[What you have to do]
All lines from the beginning of the listing through the line with "ax = fig.add_axes([328" are to be copied word for word; the pictures are not.
## Start
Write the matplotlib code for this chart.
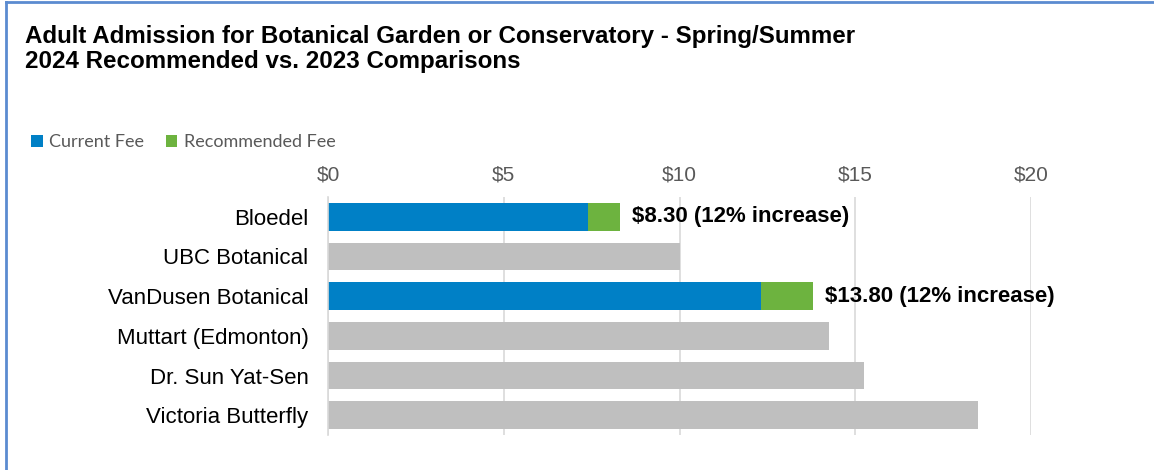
import matplotlib
matplotlib.use("Agg")
import matplotlib.pyplot as plt
from matplotlib.patches import Patch
from matplotlib.lines import Line2D

# ---- data ----
categories = ["Bloedel", "UBC Botanical", "VanDusen Botanical",
              "Muttart (Edmonton)", "Dr. Sun Yat-Sen", "Victoria Butterfly"]
current_fee = [7.41, 0, 12.32, 0, 0, 0]
recommended_fee = [8.30, 0, 13.80, 0, 0, 0]
comparison_fee = [0, 10.00, 0, 14.25, 15.25, 18.50]
bar_labels = ["$8.30 (12% increase)", "", "$13.80 (12% increase)", "", "", ""]
xticks = [0, 5, 10, 15, 20]
xtick_labels = ["$0", "$5", "$10", "$15", "$20"]
title = ("Adult Admission for Botanical Garden or Conservatory - Spring/Summer\n"
         "2024 Recommended vs. 2023 Comparisons")

BLUE = "#0080C6"
GREEN = "#6DB33F"
GRAY = "#BFBFBF"
FONT = "Liberation Sans"

W, H = 1154, 470
fig = plt.figure(figsize=(W / 100, H / 100), dpi=100)
fig.patch.set_facecolor("white")

ax = fig.add_axes([328 / W, 1 - 435 / H, (1031 - 328) / W, (435 - 197) / H])

y = list(range(len(categories)))
inc = [r - c for r, c in zip(recommended_fee, current_fee)]
ax.barh(y, current_fee, height=0.7, color=BLUE, zorder=3)
ax.barh(y, inc, left=current_fee, height=0.7, color=GREEN, zorder=3)
ax.barh(y, comparison_fee, height=0.7, color=GRAY, zorder=3)

for yi, val, lab in zip(y, recommended_fee, bar_labels):
    if lab:
        ax.annotate(lab, xy=(val, yi), xytext=(12, 0), textcoords="offset pixels",
                    ha="left", va="center", fontsize=16, fontweight="bold",
                    family=FONT, color="black", annotation_clip=False, zorder=5)

ax.set_xlim(0, 20)
ax.set_ylim(len(categories) - 0.5, -0.5)
ax.set_yticks(y)
ax.set_yticklabels(categories, family=FONT, fontsize=16, color="black")
ax.set_xticks(xticks)
ax.set_xticklabels(xtick_labels, family=FONT, fontsize=15, color="#595959")
ax.xaxis.tick_top()
ax.tick_params(axis="x", length=0, pad=9)
ax.tick_params(axis="y", length=0, pad=14)
ax.grid(axis="x", color="#D9D9D9", linewidth=1.2, zorder=0)
for s in ["top", "right", "bottom"]:
    ax.spines[s].set_visible(False)
ax.spines["left"].set_color("#D9D9D9")
ax.spines["left"].set_linewidth(1.2)
ax.spines["left"].set_zorder(4)

# title
fig.text(25 / W, 1 - 25 / H, title, ha="left", va="top", fontsize=17.4,
         fontweight="bold", family=FONT, color="black", linespacing=1.1)

# legend
handles = [Patch(facecolor=BLUE, edgecolor="none", label="Current Fee"),
           Patch(facecolor=GREEN, edgecolor="none", label="Recommended Fee")]
leg = fig.legend(handles=handles, loc="upper left",
                 bbox_to_anchor=(31 / W, 1 - 134 / H), ncol=2, frameon=False,
                 borderpad=0, borderaxespad=0, handlelength=0.65, handleheight=0.65,
                 handletextpad=0.35, columnspacing=1.2,
                 prop={"family": "Lato", "size": 13})
for t in leg.get_texts():
    t.set_color("#595959")

# outer border (left and top)
BORDER = "#5B8BD0"
fig.add_artist(Line2D([6 / W, 6 / W], [0, 1 - 2 / H], color=BORDER, linewidth=2,
                      transform=fig.transFigure))
fig.add_artist(Line2D([6 / W, 1], [1 - 2 / H, 1 - 2 / H], color=BORDER, linewidth=2,
                      transform=fig.transFigure))

fig.savefig("out.png", dpi=100, facecolor="white")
## End
[Result of the exercise]
Write the matplotlib code for this chart.
import matplotlib
matplotlib.use("Agg")
import matplotlib.pyplot as plt
from matplotlib.patches import Patch
from matplotlib.lines import Line2D

# ---- data ----
categories = ["Bloedel", "UBC Botanical", "VanDusen Botanical",
              "Muttart (Edmonton)", "Dr. Sun Yat-Sen", "Victoria Butterfly"]
current_fee = [7.41, 0, 12.32, 0, 0, 0]
recommended_fee = [8.30, 0, 13.80, 0, 0, 0]
comparison_fee = [0, 10.00, 0, 14.25, 15.25, 18.50]
bar_labels = ["$8.30 (12% increase)", "", "$13.80 (12% increase)", "", "", ""]
xticks = [0, 5, 10, 15, 20]
xtick_labels = ["$0", "$5", "$10", "$15", "$20"]
title = ("Adult Admission for Botanical Garden or Conservatory - Spring/Summer\n"
         "2024 Recommended vs. 2023 Comparisons")

BLUE = "#0080C6"
GREEN = "#6DB33F"
GRAY = "#BFBFBF"
FONT = "Liberation Sans"

W, H = 1154, 470
fig = plt.figure(figsize=(W / 100, H / 100), dpi=100)
fig.patch.set_facecolor("white")

ax = fig.add_axes([328 / W, 1 - 435 / H, (1031 - 328) / W, (435 - 197) / H])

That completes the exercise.